Nonlinear model-predictive control with hysteresis compensation of an electro-pneumatic clutch for truck applications

This contribution presents two real-time capable nonlinear model-predictive control (NMPC) approaches for an electro-pneumatic clutch for heavy trucks: a centralized control approach and a cascaded one. A clutch is necessary at start-up or during gear shifts to connect or disconnect the combustion engine and the gear box. This automated actuator disburdens the driver and provides the necessary actuation force according to the large torque typically transmitted through the drive train. The force characteristic of the clutch, however, is subject to hysteresis, which is described by a generalized Bouc–Wen model and used for a feedforward hysteresis compensation in the control algorithm.
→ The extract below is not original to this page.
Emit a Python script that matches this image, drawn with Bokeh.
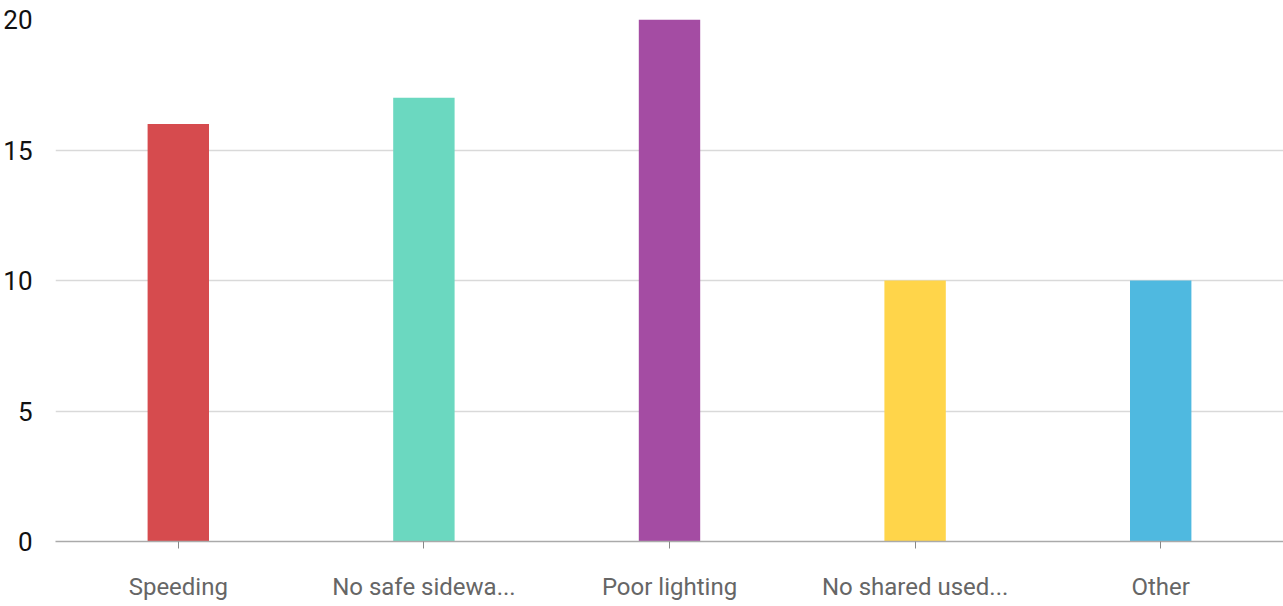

The proposed NMPC-algorithm involves (i) a minimization of the difference between the desired and predicted state vector at the end of the prediction horizon and (ii) flatness-based techniques to compute desired trajectories for the complete state vector as well as the control input. The optimal control is given by an additional, minimum-norm control input that minimizes the difference between the predicted state vector and the desired one at the end of the prediction horizon. Thereby, the computation effort of the NMPC approaches can be kept relatively small, and a real-time evaluation becomes possible. A reduced-order observer estimates an effective pressure in the clutch that also accounts for an uncertain disturbance force. Thereby, a disturbance compensation and a high tracking accuracy is achievable for the piston position as controlled variable. The efficiency of the two proposed control structures is emphasized by experimental results from a dedicated test rig.